- [Directive]:
Report how many lines below contain the word "matplotlib". Give only the number.

Begin

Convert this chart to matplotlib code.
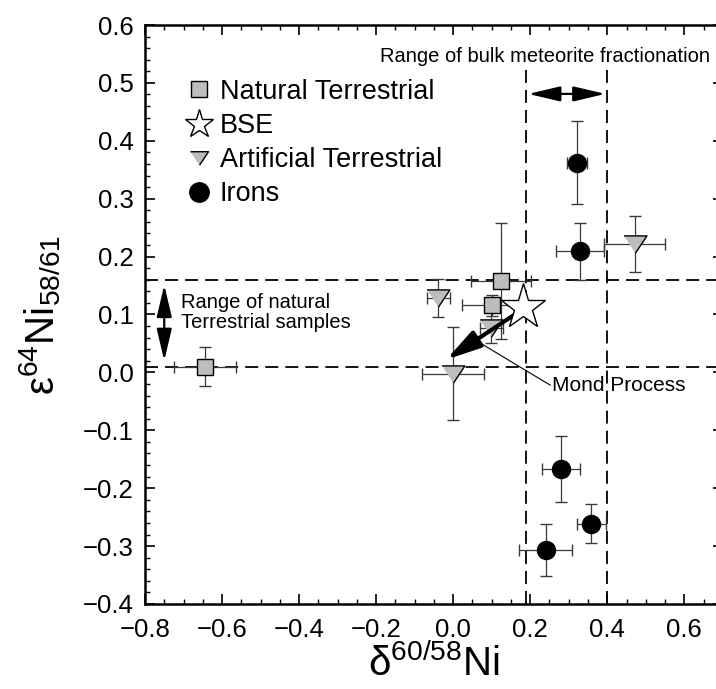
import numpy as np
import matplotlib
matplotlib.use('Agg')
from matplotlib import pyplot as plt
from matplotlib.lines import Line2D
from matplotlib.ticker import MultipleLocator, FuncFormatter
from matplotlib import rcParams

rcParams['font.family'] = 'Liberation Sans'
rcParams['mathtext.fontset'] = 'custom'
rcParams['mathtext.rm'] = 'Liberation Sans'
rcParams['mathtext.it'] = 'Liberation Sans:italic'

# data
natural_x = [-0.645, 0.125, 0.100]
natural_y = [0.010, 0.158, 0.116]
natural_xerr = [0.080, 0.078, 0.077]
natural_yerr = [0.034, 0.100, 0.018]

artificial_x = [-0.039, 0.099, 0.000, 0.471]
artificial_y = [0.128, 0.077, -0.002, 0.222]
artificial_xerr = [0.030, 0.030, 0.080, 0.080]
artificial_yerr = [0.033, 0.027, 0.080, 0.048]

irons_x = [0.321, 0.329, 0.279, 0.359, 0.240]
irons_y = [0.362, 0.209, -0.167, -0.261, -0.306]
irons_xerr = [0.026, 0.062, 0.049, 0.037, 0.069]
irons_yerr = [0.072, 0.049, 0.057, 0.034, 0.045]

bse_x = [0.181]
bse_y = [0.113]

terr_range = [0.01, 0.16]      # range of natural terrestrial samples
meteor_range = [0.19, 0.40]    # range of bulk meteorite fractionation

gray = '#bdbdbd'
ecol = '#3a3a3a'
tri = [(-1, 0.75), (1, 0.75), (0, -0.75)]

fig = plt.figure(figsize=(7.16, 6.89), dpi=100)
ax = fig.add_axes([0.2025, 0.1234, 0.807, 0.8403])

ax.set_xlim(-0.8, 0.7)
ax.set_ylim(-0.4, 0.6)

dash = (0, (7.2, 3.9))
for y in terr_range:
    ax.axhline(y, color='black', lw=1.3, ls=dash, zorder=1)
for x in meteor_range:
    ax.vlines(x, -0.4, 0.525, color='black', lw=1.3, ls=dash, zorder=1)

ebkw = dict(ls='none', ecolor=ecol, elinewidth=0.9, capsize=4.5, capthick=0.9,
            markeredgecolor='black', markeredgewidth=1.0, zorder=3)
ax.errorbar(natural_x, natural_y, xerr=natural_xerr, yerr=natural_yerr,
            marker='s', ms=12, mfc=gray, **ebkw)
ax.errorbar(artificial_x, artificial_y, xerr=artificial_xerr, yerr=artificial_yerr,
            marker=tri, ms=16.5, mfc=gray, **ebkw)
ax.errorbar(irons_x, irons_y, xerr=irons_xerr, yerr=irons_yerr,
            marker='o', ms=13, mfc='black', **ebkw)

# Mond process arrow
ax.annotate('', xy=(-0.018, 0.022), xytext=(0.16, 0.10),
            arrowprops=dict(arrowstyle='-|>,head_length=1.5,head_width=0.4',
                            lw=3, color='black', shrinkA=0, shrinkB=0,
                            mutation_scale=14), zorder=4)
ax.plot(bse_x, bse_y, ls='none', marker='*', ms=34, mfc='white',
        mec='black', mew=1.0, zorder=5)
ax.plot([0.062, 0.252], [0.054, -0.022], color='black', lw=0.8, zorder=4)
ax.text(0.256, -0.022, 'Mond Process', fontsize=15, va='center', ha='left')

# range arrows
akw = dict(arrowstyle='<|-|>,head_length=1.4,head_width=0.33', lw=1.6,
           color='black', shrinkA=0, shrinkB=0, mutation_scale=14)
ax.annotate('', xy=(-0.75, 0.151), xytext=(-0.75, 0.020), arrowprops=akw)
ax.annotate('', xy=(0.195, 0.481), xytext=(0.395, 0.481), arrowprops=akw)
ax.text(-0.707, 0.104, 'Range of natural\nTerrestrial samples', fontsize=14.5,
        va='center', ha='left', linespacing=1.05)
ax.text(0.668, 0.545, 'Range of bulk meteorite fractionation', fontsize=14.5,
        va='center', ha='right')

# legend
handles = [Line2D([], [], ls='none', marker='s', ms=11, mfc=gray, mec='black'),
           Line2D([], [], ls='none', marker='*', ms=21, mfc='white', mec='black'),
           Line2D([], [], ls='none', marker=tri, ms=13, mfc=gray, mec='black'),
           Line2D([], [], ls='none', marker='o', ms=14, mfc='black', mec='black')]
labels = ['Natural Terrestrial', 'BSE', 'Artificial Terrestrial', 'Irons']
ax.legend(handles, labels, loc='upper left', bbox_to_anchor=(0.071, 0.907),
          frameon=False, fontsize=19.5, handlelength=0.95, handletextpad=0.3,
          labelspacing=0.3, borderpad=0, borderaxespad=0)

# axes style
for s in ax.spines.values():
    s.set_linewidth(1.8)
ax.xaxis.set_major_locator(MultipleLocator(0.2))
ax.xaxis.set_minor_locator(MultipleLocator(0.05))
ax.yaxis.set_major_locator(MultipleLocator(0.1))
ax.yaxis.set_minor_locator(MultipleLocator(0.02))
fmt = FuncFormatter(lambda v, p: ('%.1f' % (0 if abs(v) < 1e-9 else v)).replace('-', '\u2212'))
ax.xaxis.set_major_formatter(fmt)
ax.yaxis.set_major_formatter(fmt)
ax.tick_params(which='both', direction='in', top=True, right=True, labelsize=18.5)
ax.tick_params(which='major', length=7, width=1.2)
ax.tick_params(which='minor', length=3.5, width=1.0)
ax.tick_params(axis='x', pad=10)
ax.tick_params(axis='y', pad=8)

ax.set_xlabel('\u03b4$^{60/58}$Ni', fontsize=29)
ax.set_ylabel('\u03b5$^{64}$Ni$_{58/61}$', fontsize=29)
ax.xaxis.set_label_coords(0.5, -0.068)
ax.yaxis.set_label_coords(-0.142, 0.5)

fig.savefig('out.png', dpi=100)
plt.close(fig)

End

- [Task result]:
7